Can you transcribe every line exactly and leave the pictures behind?

-*-*-

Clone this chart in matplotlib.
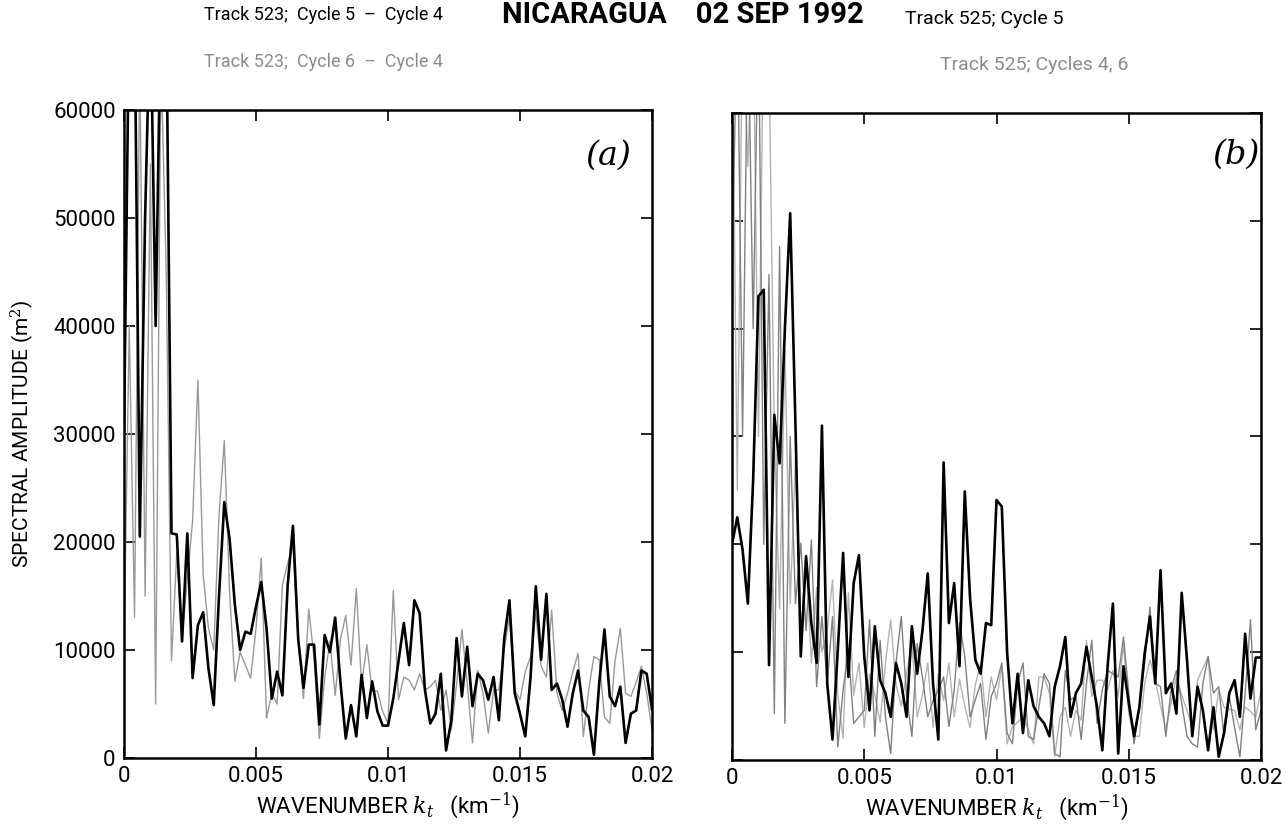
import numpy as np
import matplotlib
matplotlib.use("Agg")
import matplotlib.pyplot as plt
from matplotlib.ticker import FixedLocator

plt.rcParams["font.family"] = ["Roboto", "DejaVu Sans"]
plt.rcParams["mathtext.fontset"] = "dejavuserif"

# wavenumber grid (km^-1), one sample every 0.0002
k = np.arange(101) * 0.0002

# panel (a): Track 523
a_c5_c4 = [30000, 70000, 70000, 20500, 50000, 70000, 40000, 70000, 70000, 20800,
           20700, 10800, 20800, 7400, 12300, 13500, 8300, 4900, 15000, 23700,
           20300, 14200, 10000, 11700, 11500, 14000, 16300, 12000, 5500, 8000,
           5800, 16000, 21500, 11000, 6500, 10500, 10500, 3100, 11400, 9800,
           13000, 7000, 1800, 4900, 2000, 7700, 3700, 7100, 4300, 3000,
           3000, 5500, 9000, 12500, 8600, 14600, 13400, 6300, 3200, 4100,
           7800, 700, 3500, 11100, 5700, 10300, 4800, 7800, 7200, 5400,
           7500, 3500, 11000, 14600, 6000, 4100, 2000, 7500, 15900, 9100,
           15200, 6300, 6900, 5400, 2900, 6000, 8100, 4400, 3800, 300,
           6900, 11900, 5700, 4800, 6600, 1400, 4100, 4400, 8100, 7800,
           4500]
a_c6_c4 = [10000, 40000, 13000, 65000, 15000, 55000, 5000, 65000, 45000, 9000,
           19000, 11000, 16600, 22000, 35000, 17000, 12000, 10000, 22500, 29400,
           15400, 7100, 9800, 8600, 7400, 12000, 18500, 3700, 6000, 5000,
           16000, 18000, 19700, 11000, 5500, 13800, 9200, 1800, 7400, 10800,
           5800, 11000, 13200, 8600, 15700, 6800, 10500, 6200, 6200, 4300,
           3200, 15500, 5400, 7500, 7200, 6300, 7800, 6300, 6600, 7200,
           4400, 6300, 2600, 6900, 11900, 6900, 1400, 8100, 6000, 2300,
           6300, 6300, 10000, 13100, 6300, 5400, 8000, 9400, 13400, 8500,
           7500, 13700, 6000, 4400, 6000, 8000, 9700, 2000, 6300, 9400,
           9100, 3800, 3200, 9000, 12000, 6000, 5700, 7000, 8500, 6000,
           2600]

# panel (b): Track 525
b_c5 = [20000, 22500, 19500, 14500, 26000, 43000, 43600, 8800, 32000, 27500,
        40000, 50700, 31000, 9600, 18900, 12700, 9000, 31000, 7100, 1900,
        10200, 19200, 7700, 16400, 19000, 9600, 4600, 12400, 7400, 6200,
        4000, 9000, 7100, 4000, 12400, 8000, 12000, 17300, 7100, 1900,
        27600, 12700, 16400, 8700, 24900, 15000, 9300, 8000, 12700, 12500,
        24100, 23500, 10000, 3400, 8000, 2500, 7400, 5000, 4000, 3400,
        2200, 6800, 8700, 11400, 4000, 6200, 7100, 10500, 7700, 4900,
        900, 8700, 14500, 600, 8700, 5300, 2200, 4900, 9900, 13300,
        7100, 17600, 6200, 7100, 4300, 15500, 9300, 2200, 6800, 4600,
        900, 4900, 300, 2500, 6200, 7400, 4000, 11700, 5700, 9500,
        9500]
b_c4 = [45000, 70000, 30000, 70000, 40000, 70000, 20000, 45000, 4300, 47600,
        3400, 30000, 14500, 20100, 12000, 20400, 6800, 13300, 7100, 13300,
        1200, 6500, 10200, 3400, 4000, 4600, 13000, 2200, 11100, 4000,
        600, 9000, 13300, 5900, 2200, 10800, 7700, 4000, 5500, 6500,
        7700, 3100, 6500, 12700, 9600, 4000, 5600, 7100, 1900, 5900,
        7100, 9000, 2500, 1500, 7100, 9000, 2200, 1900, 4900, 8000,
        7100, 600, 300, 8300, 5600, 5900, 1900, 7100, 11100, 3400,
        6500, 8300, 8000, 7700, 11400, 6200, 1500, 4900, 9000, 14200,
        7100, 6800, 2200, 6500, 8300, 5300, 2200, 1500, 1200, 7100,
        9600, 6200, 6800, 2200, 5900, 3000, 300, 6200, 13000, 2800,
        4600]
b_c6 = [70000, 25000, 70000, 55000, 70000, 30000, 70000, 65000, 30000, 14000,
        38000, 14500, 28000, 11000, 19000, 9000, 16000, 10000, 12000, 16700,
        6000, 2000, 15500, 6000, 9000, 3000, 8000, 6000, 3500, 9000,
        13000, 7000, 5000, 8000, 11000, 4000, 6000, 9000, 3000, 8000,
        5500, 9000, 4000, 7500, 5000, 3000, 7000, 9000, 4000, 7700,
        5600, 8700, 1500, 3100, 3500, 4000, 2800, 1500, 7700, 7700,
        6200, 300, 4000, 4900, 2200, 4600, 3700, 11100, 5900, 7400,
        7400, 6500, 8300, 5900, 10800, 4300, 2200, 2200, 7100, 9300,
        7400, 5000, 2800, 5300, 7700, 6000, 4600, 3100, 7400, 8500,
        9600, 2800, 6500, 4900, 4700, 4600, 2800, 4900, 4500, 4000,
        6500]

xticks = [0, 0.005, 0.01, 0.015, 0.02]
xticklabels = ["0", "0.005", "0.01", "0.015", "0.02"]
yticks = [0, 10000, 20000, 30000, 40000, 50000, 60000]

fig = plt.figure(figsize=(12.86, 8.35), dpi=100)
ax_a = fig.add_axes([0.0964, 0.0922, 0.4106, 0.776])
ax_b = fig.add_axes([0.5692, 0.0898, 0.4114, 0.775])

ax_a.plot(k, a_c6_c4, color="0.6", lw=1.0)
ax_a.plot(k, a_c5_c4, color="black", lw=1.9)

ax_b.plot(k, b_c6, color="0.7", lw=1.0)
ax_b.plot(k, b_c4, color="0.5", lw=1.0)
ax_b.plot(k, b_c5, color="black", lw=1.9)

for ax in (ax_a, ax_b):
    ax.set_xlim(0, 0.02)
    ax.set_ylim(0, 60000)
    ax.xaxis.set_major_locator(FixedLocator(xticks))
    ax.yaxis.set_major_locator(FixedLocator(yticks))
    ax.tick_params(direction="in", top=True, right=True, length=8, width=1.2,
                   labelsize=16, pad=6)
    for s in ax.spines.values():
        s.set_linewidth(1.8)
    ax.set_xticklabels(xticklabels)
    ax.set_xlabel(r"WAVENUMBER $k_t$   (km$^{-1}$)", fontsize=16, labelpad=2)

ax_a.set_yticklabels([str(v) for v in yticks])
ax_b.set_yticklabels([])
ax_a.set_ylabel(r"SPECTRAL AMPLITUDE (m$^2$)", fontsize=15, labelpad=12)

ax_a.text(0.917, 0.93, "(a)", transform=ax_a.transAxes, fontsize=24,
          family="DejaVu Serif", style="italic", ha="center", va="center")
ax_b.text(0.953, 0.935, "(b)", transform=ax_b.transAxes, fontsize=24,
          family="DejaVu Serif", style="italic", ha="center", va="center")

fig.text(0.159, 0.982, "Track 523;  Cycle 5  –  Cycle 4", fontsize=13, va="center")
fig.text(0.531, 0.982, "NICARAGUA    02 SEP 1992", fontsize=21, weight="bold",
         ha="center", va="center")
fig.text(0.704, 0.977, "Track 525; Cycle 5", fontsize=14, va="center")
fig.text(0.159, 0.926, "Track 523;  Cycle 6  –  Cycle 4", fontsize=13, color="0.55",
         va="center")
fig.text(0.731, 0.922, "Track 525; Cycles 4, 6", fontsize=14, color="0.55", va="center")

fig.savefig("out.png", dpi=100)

-*-*-

▶ [The solution]
Clone this chart in matplotlib.
import numpy as np
import matplotlib
matplotlib.use("Agg")
import matplotlib.pyplot as plt
from matplotlib.ticker import FixedLocator

plt.rcParams["font.family"] = ["Roboto", "DejaVu Sans"]
plt.rcParams["mathtext.fontset"] = "dejavuserif"

# wavenumber grid (km^-1), one sample every 0.0002
k = np.arange(101) * 0.0002

# panel (a): Track 523
a_c5_c4 = [30000, 70000, 70000, 20500, 50000, 70000, 40000, 70000, 70000, 20800,
           20700, 10800, 20800, 7400, 12300, 13500, 8300, 4900, 15000, 23700,
           20300, 14200, 10000, 11700, 11500, 14000, 16300, 12000, 5500, 8000,
           5800, 16000, 21500, 11000, 6500, 10500, 10500, 3100, 11400, 9800,
           13000, 7000, 1800, 4900, 2000, 7700, 3700, 7100, 4300, 3000,
           3000, 5500, 9000, 12500, 8600, 14600, 13400, 6300, 3200, 4100,
           7800, 700, 3500, 11100, 5700, 10300, 4800, 7800, 7200, 5400,
           7500, 3500, 11000, 14600, 6000, 4100, 2000, 7500, 15900, 9100,
           15200, 6300, 6900, 5400, 2900, 6000, 8100, 4400, 3800, 300,
           6900, 11900, 5700, 4800, 6600, 1400, 4100, 4400, 8100, 7800,
           4500]
a_c6_c4 = [10000, 40000, 13000, 65000, 15000, 55000, 5000, 65000, 45000, 9000,
           19000, 11000, 16600, 22000, 35000, 17000, 12000, 10000, 22500, 29400,
           15400, 7100, 9800, 8600, 7400, 12000, 18500, 3700, 6000, 5000,
           16000, 18000, 19700, 11000, 5500, 13800, 9200, 1800, 7400, 10800,
           5800, 11000, 13200, 8600, 15700, 6800, 10500, 6200, 6200, 4300,
           3200, 15500, 5400, 7500, 7200, 6300, 7800, 6300, 6600, 7200,
           4400, 6300, 2600, 6900, 11900, 6900, 1400, 8100, 6000, 2300,
           6300, 6300, 10000, 13100, 6300, 5400, 8000, 9400, 13400, 8500,
           7500, 13700, 6000, 4400, 6000, 8000, 9700, 2000, 6300, 9400,
           9100, 3800, 3200, 9000, 12000, 6000, 5700, 7000, 8500, 6000,
           2600]

# panel (b): Track 525
b_c5 = [20000, 22500, 19500, 14500, 26000, 43000, 43600, 8800, 32000, 27500,
        40000, 50700, 31000, 9600, 18900, 12700, 9000, 31000, 7100, 1900,
        10200, 19200, 7700, 16400, 19000, 9600, 4600, 12400, 7400, 6200,
        4000, 9000, 7100, 4000, 12400, 8000, 12000, 17300, 7100, 1900,
        27600, 12700, 16400, 8700, 24900, 15000, 9300, 8000, 12700, 12500,
        24100, 23500, 10000, 3400, 8000, 2500, 7400, 5000, 4000, 3400,
        2200, 6800, 8700, 11400, 4000, 6200, 7100, 10500, 7700, 4900,
        900, 8700, 14500, 600, 8700, 5300, 2200, 4900, 9900, 13300,
        7100, 17600, 6200, 7100, 4300, 15500, 9300, 2200, 6800, 4600,
        900, 4900, 300, 2500, 6200, 7400, 4000, 11700, 5700, 9500,
        9500]
b_c4 = [45000, 70000, 30000, 70000, 40000, 70000, 20000, 45000, 4300, 47600,
        3400, 30000, 14500, 20100, 12000, 20400, 6800, 13300, 7100, 13300,
        1200, 6500, 10200, 3400, 4000, 4600, 13000, 2200, 11100, 4000,
        600, 9000, 13300, 5900, 2200, 10800, 7700, 4000, 5500, 6500,
        7700, 3100, 6500, 12700, 9600, 4000, 5600, 7100, 1900, 5900,
        7100, 9000, 2500, 1500, 7100, 9000, 2200, 1900, 4900, 8000,
        7100, 600, 300, 8300, 5600, 5900, 1900, 7100, 11100, 3400,
        6500, 8300, 8000, 7700, 11400, 6200, 1500, 4900, 9000, 14200,
        7100, 6800, 2200, 6500, 8300, 5300, 2200, 1500, 1200, 7100,
        9600, 6200, 6800, 2200, 5900, 3000, 300, 6200, 13000, 2800,
        4600]
b_c6 = [70000, 25000, 70000, 55000, 70000, 30000, 70000, 65000, 30000, 14000,
        38000, 14500, 28000, 11000, 19000, 9000, 16000, 10000, 12000, 16700,
        6000, 2000, 15500, 6000, 9000, 3000, 8000, 6000, 3500, 9000,
        13000, 7000, 5000, 8000, 11000, 4000, 6000, 9000, 3000, 8000,
        5500, 9000, 4000, 7500, 5000, 3000, 7000, 9000, 4000, 7700,
        5600, 8700, 1500, 3100, 3500, 4000, 2800, 1500, 7700, 7700,
        6200, 300, 4000, 4900, 2200, 4600, 3700, 11100, 5900, 7400,
        7400, 6500, 8300, 5900, 10800, 4300, 2200, 2200, 7100, 9300,
        7400, 5000, 2800, 5300, 7700, 6000, 4600, 3100, 7400, 8500,
        9600, 2800, 6500, 4900, 4700, 4600, 2800, 4900, 4500, 4000,
        6500]

xticks = [0, 0.005, 0.01, 0.015, 0.02]
xticklabels = ["0", "0.005", "0.01", "0.015", "0.02"]
yticks = [0, 10000, 20000, 30000, 40000, 50000, 60000]

fig = plt.figure(figsize=(12.86, 8.35), dpi=100)
ax_a = fig.add_axes([0.0964, 0.0922, 0.4106, 0.776])
ax_b = fig.add_axes([0.5692, 0.0898, 0.4114, 0.775])

ax_a.plot(k, a_c6_c4, color="0.6", lw=1.0)
ax_a.plot(k, a_c5_c4, color="black", lw=1.9)

ax_b.plot(k, b_c6, color="0.7", lw=1.0)
ax_b.plot(k, b_c4, color="0.5", lw=1.0)
ax_b.plot(k, b_c5, color="black", lw=1.9)

for ax in (ax_a, ax_b):
    ax.set_xlim(0, 0.02)
    ax.set_ylim(0, 60000)
    ax.xaxis.set_major_locator(FixedLocator(xticks))
    ax.yaxis.set_major_locator(FixedLocator(yticks))
    ax.tick_params(direction="in", top=True, right=True, length=8, width=1.2,
                   labelsize=16, pad=6)
    for s in ax.spines.values():
        s.set_linewidth(1.8)
    ax.set_xticklabels(xticklabels)
    ax.set_xlabel(r"WAVENUMBER $k_t$   (km$^{-1}$)", fontsize=16, labelpad=2)

ax_a.set_yticklabels([str(v) for v in yticks])
ax_b.set_yticklabels([])
ax_a.set_ylabel(r"SPECTRAL AMPLITUDE (m$^2$)", fontsize=15, labelpad=12)

ax_a.text(0.917, 0.93, "(a)", transform=ax_a.transAxes, fontsize=24,
          family="DejaVu Serif", style="italic", ha="center", va="center")
ax_b.text(0.953, 0.935, "(b)", transform=ax_b.transAxes, fontsize=24,
          family="DejaVu Serif", style="italic", ha="center", va="center")

fig.text(0.159, 0.982, "Track 523;  Cycle 5  –  Cycle 4", fontsize=13, va="center")
fig.text(0.531, 0.982, "NICARAGUA    02 SEP 1992", fontsize=21, weight="bold",
         ha="center", va="center")
fig.text(0.704, 0.977, "Track 525; Cycle 5", fontsize=14, va="center")
fig.text(0.159, 0.926, "Track 523;  Cycle 6  –  Cycle 4", fontsize=13, color="0.55",
         va="center")
fig.text(0.731, 0.922, "Track 525; Cycles 4, 6", fontsize=14, color="0.55", va="center")

fig.savefig("out.png", dpi=100)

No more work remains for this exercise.